YOUR TASK. Skip every image and restate the data word for word.

DATA BLOCK.
============================================================
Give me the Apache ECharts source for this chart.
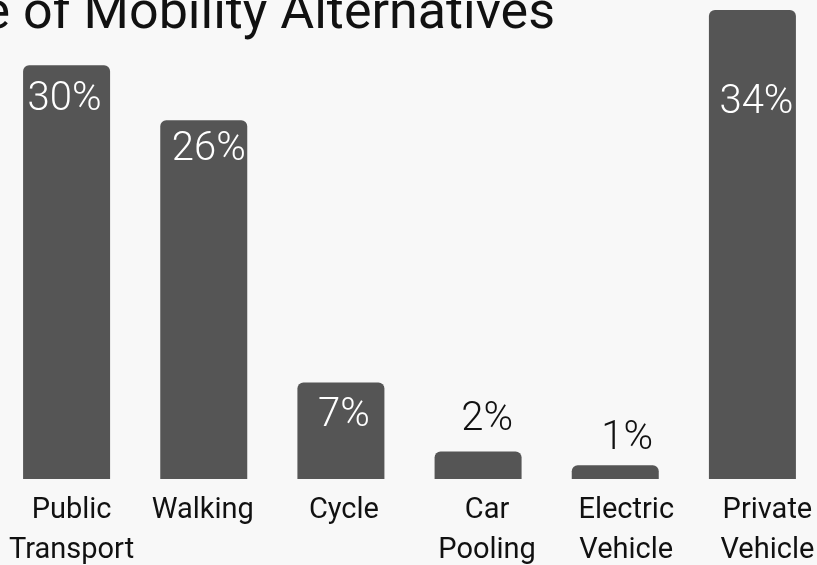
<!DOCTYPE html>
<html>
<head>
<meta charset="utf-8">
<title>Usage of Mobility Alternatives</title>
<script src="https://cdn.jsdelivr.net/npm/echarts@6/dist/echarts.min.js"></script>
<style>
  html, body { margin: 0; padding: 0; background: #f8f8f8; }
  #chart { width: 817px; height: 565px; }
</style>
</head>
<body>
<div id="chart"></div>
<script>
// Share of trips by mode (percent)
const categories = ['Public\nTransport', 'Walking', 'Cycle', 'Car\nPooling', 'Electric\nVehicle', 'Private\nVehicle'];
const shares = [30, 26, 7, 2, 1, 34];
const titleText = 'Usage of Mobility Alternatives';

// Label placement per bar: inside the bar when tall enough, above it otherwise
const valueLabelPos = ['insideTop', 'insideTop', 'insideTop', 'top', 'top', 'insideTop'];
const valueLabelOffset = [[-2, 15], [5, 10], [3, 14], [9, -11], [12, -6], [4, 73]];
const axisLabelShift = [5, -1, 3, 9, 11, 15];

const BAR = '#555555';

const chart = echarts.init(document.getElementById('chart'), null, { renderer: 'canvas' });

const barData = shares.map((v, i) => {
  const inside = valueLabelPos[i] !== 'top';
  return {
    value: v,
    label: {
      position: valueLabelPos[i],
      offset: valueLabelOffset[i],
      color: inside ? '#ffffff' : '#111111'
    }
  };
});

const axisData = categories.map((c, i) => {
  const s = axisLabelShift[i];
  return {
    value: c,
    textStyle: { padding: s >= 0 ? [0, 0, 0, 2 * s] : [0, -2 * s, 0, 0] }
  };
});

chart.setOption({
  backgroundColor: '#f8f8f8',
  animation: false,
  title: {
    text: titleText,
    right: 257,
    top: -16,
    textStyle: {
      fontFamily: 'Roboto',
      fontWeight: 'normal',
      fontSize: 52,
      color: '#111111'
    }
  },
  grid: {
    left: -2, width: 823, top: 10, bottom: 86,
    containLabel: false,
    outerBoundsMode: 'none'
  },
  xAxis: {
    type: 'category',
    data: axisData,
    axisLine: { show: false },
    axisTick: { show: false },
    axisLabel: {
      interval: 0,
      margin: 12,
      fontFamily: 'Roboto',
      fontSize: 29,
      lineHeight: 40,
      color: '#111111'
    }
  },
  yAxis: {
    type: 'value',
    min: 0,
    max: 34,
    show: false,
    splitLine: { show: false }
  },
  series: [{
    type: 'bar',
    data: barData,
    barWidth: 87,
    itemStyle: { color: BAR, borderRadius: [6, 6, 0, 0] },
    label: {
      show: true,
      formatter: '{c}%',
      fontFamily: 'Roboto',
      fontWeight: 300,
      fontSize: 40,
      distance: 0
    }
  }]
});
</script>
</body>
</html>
============================================================
EXERCISE RESPONSE.
Give me the Apache ECharts source for this chart.
<!DOCTYPE html>
<html>
<head>
<meta charset="utf-8">
<title>Usage of Mobility Alternatives</title>
<script src="https://cdn.jsdelivr.net/npm/echarts@6/dist/echarts.min.js"></script>
<style>
  html, body { margin: 0; padding: 0; background: #f8f8f8; }
  #chart { width: 817px; height: 565px; }
</style>
</head>
<body>
<div id="chart"></div>
<script>
// Share of trips by mode (percent)
const categories = ['Public\nTransport', 'Walking', 'Cycle', 'Car\nPooling', 'Electric\nVehicle', 'Private\nVehicle'];
const shares = [30, 26, 7, 2, 1, 34];
const titleText = 'Usage of Mobility Alternatives';

// Label placement per bar: inside the bar when tall enough, above it otherwise
const valueLabelPos = ['insideTop', 'insideTop', 'insideTop', 'top', 'top', 'insideTop'];
const valueLabelOffset = [[-2, 15], [5, 10], [3, 14], [9, -11], [12, -6], [4, 73]];
const axisLabelShift = [5, -1, 3, 9, 11, 15];

const BAR = '#555555';

const chart = echarts.init(document.getElementById('chart'), null, { renderer: 'canvas' });

const barData = shares.map((v, i) => {
  const inside = valueLabelPos[i] !== 'top';
  return {
    value: v,
    label: {
      position: valueLabelPos[i],
      offset: valueLabelOffset[i],
      color: inside ? '#ffffff' : '#111111'
    }
  };
});

const axisData = categories.map((c, i) => {
  const s = axisLabelShift[i];
  return {
    value: c,
    textStyle: { padding: s >= 0 ? [0, 0, 0, 2 * s] : [0, -2 * s, 0, 0] }
  };
});

chart.setOption({
  backgroundColor: '#f8f8f8',
  animation: false,
  title: {
    text: titleText,
    right: 257,
    top: -16,
    textStyle: {
      fontFamily: 'Roboto',
      fontWeight: 'normal',
      fontSize: 52,
      color: '#111111'
    }
  },
  grid: {
    left: -2, width: 823, top: 10, bottom: 86,
    containLabel: false,
    outerBoundsMode: 'none'
  },
  xAxis: {
    type: 'category',
    data: axisData,
    axisLine: { show: false },
    axisTick: { show: false },
    axisLabel: {
      interval: 0,
      margin: 12,
      fontFamily: 'Roboto',
      fontSize: 29,
      lineHeight: 40,
      color: '#111111'
    }
  },
  yAxis: {
    type: 'value',
    min: 0,
    max: 34,
    show: false,
    splitLine: { show: false }
  },
  series: [{
    type: 'bar',
    data: barData,
    barWidth: 87,
    itemStyle: { color: BAR, borderRadius: [6, 6, 0, 0] },
    label: {
      show: true,
      formatter: '{c}%',
      fontFamily: 'Roboto',
      fontWeight: 300,
      fontSize: 40,
      distance: 0
    }
  }]
});
</script>
</body>
</html>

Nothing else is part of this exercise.